What the task asks:
Locate each line of the material that contains "this", then return it.

○ ○ ○ ○

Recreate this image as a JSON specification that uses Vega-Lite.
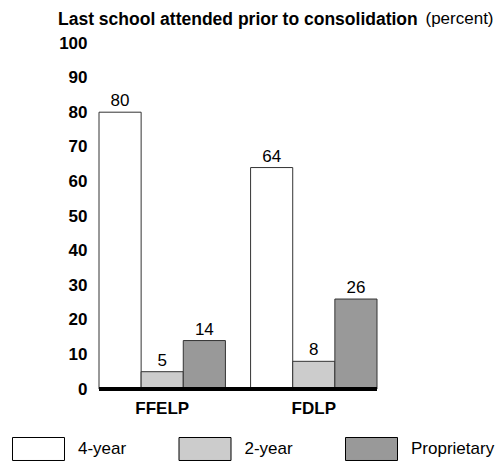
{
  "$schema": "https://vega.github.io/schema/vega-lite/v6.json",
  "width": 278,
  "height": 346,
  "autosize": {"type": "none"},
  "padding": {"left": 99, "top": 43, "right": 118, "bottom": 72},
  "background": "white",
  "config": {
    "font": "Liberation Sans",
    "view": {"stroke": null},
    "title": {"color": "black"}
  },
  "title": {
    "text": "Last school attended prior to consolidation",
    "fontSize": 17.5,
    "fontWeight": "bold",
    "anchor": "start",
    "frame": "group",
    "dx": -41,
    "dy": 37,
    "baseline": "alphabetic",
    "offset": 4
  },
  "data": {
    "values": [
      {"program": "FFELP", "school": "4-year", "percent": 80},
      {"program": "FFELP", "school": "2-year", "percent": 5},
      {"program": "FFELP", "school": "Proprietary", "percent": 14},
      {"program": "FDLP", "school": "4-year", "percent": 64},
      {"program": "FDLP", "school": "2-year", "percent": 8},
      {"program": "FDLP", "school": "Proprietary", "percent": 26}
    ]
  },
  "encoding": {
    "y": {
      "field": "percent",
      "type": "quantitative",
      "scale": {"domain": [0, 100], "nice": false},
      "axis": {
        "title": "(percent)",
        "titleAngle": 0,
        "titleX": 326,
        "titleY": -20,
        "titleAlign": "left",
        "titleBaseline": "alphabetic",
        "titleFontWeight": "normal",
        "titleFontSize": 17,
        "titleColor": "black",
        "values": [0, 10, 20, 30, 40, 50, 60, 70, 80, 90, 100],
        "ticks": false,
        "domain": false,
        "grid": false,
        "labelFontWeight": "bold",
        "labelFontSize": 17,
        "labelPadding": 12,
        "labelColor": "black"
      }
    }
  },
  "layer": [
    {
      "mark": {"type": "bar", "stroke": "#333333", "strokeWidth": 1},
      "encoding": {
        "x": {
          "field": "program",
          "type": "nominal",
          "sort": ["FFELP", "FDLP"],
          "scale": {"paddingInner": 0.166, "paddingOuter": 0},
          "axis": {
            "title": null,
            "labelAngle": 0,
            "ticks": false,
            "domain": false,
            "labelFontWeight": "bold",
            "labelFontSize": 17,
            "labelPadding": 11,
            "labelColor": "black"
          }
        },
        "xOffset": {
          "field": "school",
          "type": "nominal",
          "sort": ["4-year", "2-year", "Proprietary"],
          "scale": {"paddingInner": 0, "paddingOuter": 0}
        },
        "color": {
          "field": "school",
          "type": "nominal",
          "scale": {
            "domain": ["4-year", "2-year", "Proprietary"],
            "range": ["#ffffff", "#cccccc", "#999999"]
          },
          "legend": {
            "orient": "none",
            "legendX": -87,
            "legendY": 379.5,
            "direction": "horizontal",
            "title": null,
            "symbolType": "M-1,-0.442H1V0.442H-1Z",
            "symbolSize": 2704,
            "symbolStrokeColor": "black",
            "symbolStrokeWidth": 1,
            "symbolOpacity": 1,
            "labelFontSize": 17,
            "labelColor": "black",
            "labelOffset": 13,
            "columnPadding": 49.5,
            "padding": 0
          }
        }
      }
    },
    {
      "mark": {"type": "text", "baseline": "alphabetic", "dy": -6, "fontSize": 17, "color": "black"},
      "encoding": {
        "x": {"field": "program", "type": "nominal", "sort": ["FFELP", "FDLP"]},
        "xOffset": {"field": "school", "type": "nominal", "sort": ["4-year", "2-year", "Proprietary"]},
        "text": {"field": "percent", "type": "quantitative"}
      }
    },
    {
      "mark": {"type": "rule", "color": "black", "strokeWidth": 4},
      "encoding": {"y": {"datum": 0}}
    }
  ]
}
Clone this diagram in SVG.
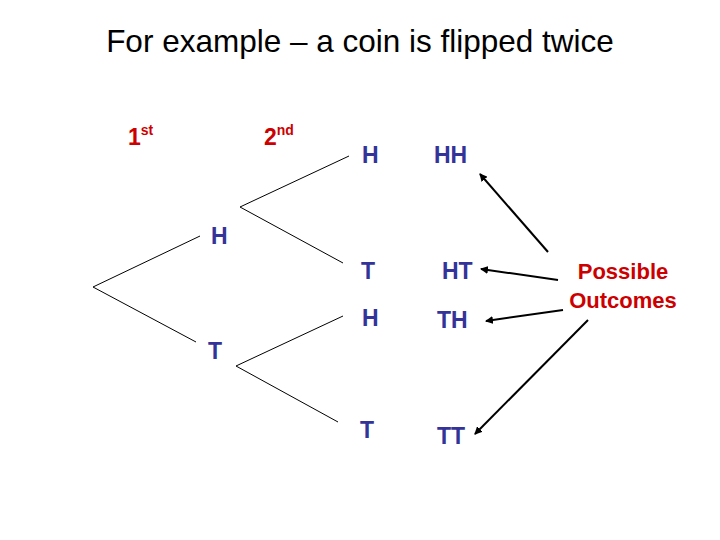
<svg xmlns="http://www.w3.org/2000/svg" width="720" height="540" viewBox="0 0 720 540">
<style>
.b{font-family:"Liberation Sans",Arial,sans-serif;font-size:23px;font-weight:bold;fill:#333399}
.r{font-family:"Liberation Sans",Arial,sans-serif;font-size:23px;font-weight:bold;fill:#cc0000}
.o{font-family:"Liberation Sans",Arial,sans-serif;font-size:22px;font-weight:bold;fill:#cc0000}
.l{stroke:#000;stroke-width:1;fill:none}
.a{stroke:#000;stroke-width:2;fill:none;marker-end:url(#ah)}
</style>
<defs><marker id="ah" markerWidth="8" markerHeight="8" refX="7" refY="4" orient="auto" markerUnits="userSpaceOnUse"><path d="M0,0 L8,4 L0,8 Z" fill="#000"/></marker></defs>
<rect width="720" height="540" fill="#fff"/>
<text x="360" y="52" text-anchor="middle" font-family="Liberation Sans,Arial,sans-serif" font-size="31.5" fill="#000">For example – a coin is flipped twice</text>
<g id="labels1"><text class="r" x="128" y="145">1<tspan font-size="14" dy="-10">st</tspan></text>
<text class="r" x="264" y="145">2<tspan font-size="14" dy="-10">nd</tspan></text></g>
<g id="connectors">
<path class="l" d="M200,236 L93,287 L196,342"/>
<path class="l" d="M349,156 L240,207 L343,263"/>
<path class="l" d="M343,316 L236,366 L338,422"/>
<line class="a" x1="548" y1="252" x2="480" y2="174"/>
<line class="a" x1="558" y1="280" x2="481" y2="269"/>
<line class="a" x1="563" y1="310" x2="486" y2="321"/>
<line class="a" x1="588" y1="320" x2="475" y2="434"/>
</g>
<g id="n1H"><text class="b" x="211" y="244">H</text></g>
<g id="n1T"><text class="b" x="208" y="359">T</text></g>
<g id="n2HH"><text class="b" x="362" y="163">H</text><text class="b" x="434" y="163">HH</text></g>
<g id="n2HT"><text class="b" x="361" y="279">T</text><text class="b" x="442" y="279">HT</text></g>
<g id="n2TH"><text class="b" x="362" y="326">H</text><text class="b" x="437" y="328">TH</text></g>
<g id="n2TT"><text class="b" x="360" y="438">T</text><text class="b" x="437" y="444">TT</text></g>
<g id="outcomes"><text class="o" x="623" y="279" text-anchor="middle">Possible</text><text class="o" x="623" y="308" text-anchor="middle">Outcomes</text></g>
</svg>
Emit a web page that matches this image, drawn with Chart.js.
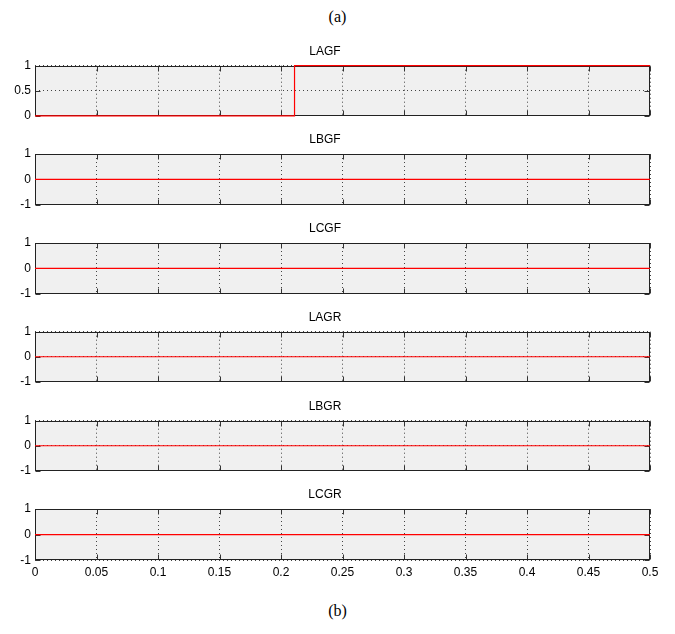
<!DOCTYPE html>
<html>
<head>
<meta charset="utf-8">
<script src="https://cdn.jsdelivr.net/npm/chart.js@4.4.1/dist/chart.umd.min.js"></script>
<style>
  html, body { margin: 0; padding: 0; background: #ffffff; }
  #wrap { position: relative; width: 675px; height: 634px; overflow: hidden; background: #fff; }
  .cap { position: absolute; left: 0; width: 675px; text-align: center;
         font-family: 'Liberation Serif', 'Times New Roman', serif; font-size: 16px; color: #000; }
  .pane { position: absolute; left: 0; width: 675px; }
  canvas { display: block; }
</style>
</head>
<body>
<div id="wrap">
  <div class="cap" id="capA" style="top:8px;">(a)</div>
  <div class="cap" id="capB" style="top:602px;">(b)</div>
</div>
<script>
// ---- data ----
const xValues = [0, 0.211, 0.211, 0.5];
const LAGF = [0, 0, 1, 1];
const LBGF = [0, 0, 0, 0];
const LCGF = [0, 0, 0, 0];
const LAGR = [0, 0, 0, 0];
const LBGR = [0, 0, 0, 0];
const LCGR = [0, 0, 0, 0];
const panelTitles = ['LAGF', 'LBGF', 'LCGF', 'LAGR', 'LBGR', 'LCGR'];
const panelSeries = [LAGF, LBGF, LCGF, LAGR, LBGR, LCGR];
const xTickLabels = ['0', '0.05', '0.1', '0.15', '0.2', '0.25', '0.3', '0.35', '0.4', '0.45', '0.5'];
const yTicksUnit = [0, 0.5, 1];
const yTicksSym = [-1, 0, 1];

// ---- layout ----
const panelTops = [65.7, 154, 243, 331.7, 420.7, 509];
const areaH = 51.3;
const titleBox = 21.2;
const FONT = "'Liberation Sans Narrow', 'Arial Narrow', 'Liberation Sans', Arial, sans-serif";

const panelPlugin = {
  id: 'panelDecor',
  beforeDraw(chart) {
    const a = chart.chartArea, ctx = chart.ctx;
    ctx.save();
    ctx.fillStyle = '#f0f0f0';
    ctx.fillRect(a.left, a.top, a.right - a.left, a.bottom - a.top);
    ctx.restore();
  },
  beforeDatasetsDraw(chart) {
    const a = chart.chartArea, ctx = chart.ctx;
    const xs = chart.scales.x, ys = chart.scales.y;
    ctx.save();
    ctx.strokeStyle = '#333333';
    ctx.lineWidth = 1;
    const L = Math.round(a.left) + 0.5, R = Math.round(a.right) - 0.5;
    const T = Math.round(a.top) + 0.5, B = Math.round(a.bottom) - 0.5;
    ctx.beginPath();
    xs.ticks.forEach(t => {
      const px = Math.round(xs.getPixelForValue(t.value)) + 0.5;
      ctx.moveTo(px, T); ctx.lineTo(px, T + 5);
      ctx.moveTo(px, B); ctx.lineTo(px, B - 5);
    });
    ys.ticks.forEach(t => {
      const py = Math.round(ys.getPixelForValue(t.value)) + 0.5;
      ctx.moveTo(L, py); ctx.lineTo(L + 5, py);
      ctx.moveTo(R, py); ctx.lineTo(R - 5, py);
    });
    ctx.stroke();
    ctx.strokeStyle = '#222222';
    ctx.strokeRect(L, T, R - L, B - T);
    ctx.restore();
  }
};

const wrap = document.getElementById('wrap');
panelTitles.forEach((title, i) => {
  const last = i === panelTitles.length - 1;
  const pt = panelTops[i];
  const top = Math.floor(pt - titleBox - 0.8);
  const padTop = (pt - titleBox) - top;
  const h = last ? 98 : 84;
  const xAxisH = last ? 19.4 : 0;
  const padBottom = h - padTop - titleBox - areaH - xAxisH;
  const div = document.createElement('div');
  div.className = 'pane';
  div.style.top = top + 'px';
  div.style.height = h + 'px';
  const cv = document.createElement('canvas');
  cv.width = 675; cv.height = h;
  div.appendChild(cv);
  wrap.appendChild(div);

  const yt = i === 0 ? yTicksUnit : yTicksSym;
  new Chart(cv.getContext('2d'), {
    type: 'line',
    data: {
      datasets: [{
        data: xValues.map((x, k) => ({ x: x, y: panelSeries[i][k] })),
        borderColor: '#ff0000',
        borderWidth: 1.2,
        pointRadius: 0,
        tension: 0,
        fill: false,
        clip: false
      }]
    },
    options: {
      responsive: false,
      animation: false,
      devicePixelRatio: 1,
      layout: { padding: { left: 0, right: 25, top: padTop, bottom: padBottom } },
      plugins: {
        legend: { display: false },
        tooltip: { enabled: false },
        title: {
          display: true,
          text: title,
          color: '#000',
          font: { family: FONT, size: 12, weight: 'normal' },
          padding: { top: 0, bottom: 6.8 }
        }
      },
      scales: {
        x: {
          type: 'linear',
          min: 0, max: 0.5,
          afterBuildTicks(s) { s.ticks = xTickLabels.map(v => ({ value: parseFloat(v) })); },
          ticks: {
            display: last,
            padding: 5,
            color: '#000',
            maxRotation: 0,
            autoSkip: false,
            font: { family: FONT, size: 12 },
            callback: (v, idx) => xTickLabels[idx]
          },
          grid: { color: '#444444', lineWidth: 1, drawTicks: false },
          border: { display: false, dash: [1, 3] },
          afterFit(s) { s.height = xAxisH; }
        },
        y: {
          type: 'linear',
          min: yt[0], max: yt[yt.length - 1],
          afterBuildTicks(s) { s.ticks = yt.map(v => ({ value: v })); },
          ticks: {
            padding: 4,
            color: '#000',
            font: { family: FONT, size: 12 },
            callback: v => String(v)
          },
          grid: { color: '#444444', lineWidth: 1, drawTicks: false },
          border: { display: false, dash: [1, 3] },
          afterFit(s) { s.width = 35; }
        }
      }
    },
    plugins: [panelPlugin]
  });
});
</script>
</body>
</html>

○ ○ ○ ○

Response:
Recreate this image as a JSON specification that uses Vega-Lite.
Clone this diagram in SVG.
Emit a web page that matches this image, drawn with Chart.js.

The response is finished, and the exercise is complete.